Recession's toll on employees continues to mount

By Gordon Powers, Sympatico / MSN Finance

Employees are becoming increasingly concerned about the economy, and this concern is causing them to take a much more reactive approach to their finances, reports Financial Finesse, a California company that fields financial questions from hundreds of thousands of employees at more than 400 U.S. companies.

They found that only about 6% of the calls they received in the first quarter were about retirement planning. That’s down from about 14% last year, as more individuals than ever dialed in with questions about managing their immediate debts and budgets. Instead of planning for the long term, most people are narrowing their focus to managing their day-to-day finances, they report.

In addition, the calls are more serious with people considering more drastic steps such as bankruptcy, foreclosure, dramatically downsizing their life style, and taking on second jobs to make ends meet. 

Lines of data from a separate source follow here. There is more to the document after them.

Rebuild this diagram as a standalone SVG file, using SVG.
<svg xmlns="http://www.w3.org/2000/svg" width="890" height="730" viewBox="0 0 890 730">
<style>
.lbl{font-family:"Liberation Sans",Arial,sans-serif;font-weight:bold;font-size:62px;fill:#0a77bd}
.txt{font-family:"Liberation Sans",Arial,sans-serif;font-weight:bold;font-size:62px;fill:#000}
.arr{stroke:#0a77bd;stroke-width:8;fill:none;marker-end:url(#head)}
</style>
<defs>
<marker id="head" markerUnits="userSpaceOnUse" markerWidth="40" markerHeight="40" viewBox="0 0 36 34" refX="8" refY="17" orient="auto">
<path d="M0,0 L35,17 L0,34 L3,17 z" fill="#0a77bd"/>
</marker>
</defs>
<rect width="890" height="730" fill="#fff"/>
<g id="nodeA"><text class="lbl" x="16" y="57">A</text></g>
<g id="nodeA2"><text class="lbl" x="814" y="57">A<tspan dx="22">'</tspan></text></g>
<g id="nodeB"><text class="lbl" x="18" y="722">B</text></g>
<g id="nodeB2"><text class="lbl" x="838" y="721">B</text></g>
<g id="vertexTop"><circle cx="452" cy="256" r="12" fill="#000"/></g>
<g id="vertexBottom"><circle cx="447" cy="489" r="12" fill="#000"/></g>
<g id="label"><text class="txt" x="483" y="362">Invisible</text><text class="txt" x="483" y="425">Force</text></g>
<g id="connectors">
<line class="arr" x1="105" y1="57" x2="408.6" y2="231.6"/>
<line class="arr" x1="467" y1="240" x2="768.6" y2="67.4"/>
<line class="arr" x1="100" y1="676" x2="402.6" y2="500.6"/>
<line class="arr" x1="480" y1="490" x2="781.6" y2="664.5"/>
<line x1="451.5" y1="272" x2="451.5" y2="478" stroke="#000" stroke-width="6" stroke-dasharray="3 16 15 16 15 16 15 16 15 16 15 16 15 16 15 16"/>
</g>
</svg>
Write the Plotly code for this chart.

What's worse is that the number of employees looking to tap their existing retirement assets by taking loans and heavily-taxed hardship withdrawals from their pension savings has more than doubled over the past year.

This makes sense, of course, as millions of jobs have been eliminated since the beginning of the year, while foreclosures in the States have surged to their highest levels in years. Add to this the fact that other studies suggest household income has dropped over the past year, on average, with the proportion of workers reporting household incomes under $50,000 rising from 30 to 38%. Household assets also have declined, with 75% of employees claiming they now have less than $100,000 to work with.  

It's a gloomy story, particularly when you consider that 86% of the people calling Financial Finesse's help lines confess to having no idea if they’re on track to retire and are really worried about their prospects. 

Even among those who have done some retirement planning, 72% have severe doubts about their asset allocation and risk tolerance, while 52% admit they don’t really have a clue when it comes to stocks, bonds or mutual funds.

Do things seem this bad where you work?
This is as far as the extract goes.